Moreover, we must not forget that there are always multiple ways of addressing health problems. Vivisection is one way, and, in the view of many (including myself), is not a particularly effective choice. The decision to invest social resources into vivisection rather than in other, arguably for more effective ways, reflects a political decision as much as, and probably more than, a scientific one.
For example, the considerable expenditure on AIDS research using animals has produced little of use to humans suffering from AIDS and most of what has resulted in longer and better lives for those suffering from HIV and AIDS has come from clinical trials with humans who have consented to those trials. It is certainly plausible to claim that if the money spent on animal research were instead spent on public safe-sex education campaigns, needle exchanges, and condom distribution, the rate of new HIV cases would drop dramatically. The choice to use animal experiments to address the problem is, in many ways, as much a political and social decision. Animal experiments are considered an acceptable way of solving the AIDS problem whereas needle exchanges, condom distribution, and safe-sex education are politically controversial.

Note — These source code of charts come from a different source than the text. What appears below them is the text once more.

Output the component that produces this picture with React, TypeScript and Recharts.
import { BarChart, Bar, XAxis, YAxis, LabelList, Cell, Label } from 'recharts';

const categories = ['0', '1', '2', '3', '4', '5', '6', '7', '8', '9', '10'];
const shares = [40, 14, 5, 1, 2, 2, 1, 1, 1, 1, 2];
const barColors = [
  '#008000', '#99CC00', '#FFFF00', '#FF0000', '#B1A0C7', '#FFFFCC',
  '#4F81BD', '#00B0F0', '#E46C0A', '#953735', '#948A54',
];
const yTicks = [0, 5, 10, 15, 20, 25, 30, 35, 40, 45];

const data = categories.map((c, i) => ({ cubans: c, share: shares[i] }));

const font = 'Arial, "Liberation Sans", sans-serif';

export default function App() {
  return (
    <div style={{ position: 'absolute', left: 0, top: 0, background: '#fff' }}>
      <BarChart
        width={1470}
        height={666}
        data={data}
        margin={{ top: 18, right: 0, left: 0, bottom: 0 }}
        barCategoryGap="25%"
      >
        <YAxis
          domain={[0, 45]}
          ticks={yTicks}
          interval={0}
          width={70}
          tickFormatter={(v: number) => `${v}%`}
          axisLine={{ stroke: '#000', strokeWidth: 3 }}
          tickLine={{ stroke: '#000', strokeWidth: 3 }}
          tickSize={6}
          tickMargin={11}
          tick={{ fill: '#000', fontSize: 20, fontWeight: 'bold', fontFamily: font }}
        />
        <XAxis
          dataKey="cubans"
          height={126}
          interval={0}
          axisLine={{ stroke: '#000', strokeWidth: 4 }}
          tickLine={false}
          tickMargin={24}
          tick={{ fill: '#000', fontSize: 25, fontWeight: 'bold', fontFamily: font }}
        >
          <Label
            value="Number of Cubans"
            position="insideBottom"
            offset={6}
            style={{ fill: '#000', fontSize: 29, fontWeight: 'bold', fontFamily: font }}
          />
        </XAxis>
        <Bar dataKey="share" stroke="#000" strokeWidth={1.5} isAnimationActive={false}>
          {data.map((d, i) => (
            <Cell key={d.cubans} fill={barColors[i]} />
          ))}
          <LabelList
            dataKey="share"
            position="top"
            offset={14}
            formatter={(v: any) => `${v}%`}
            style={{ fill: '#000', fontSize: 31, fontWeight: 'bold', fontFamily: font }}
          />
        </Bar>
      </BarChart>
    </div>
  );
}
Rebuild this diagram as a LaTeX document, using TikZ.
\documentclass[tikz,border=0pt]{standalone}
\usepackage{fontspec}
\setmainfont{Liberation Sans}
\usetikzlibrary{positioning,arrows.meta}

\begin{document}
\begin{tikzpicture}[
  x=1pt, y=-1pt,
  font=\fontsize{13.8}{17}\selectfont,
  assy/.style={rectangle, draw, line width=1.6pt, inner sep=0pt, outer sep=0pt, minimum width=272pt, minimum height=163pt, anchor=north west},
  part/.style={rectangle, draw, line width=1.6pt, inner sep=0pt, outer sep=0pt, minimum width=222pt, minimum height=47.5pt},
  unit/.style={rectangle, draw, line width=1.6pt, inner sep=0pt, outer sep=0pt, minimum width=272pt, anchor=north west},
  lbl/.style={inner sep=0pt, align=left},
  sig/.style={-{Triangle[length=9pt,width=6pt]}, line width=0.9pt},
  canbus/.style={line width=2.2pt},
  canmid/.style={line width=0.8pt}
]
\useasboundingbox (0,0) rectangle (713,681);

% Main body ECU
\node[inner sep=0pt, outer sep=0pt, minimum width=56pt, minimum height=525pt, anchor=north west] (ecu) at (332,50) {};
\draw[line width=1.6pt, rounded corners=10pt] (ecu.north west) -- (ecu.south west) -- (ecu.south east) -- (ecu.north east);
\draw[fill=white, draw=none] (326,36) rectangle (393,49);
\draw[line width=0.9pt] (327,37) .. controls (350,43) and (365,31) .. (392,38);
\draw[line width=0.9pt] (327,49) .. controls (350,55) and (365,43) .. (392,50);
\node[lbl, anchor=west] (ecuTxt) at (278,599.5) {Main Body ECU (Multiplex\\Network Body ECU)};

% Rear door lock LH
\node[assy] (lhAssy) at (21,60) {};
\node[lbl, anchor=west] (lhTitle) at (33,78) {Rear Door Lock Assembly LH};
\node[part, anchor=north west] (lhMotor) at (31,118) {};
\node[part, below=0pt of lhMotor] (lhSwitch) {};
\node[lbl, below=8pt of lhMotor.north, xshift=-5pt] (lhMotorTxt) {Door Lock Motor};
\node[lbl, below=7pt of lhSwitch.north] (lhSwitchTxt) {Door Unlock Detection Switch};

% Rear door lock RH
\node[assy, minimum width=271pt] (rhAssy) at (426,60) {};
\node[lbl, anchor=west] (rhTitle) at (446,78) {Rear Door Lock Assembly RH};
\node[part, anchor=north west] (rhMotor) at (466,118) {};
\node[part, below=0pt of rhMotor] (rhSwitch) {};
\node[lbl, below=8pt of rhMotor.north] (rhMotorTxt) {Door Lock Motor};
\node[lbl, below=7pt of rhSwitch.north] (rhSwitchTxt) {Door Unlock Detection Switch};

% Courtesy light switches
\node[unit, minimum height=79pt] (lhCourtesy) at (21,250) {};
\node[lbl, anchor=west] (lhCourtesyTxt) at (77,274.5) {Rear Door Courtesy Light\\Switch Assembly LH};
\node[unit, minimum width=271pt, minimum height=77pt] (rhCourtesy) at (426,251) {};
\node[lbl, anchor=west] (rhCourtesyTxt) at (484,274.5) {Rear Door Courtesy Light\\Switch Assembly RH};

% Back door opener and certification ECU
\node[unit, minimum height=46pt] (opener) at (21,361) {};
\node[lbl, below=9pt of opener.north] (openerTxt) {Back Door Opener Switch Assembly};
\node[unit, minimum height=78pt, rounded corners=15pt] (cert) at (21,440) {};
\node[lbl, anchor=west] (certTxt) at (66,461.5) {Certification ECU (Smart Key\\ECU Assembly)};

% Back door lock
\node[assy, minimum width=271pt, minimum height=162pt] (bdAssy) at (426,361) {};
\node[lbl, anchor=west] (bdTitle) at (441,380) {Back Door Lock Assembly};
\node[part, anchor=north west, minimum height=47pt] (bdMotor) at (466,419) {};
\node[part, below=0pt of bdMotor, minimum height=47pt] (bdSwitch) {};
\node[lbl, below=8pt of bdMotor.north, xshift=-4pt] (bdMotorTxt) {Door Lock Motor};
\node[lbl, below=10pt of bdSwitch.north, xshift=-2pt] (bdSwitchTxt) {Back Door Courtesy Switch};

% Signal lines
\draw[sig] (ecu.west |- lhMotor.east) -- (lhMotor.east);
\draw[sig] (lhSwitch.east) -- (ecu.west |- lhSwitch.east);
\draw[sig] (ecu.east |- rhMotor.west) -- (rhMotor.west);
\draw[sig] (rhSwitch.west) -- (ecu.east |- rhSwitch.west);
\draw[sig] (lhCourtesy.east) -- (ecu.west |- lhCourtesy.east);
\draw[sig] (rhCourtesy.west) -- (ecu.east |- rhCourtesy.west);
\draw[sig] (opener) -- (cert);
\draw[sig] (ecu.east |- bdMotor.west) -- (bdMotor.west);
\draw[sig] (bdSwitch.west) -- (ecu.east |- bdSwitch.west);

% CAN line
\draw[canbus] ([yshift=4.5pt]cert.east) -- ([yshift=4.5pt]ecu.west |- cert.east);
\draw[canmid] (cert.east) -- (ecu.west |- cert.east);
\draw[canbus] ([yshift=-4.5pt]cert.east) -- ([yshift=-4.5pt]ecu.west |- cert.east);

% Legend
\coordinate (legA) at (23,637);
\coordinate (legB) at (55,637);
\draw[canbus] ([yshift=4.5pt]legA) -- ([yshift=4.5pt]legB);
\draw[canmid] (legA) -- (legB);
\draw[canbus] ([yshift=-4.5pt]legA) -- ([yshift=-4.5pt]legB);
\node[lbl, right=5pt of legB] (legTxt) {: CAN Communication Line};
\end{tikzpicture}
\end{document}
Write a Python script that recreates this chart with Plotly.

So again, the vivisector is not the only culprit here. Indeed, it may well be argued that those primarily responsible for the use of animals in AIDS research are the reactionary politicians who respond to a reactionary political base that rejects more effective ways of dealing with AIDS.
Third, it is not clear to me what those who support violence hope to achieve as a practical matter. They certainly are not causing the public to become more sympathetic to the plight of nonhuman animals. If anything, the contrary is true and these actions have a most negative effect in terms of public perception. We live in a world where virtually anyone who can afford to eat animal products does so. In such a world, there is no context in which violence can be interpreted in any way other than as negative.
In other words, in a world in which eating animal products is considered by most people as “natural” or “normal” as drinking water or breathing air, violence is quite likely to be seen as nothing more than an act of lunacy and will do nothing to further progressive thinking about the issue of animal exploitation.
Animal exploitation is pervasive in our society. This is the case because we think that the ends (the supposed benefits we derive from animal use) justifies the means (imposing suffering and death on billions of nonhumans every year), and because we treat animals exclusively as commodities and ignore their inherent value. This situation cannot be meaningfully addressed by applying these notions to justify violence toward humans.
The fact that at least some “animal advocates” who endorse violence are not even vegan is truly bewildering. These people care so much about animals that they advocate inflicting harm on other humans who exploit nonhumans but cannot seem to stop exploiting nonhumans themselves.
The bottom line is clear. The only way that we are ever going to have a significant impact on the problem is through nonviolent education. That starts with our becoming vegans and rejecting violence against animals in our own lives, and spreads through creative, nonviolent vegan education.
I am planning on addressing this issue at greater length in forthcoming writing, but I wanted to share some preliminary thoughts with you.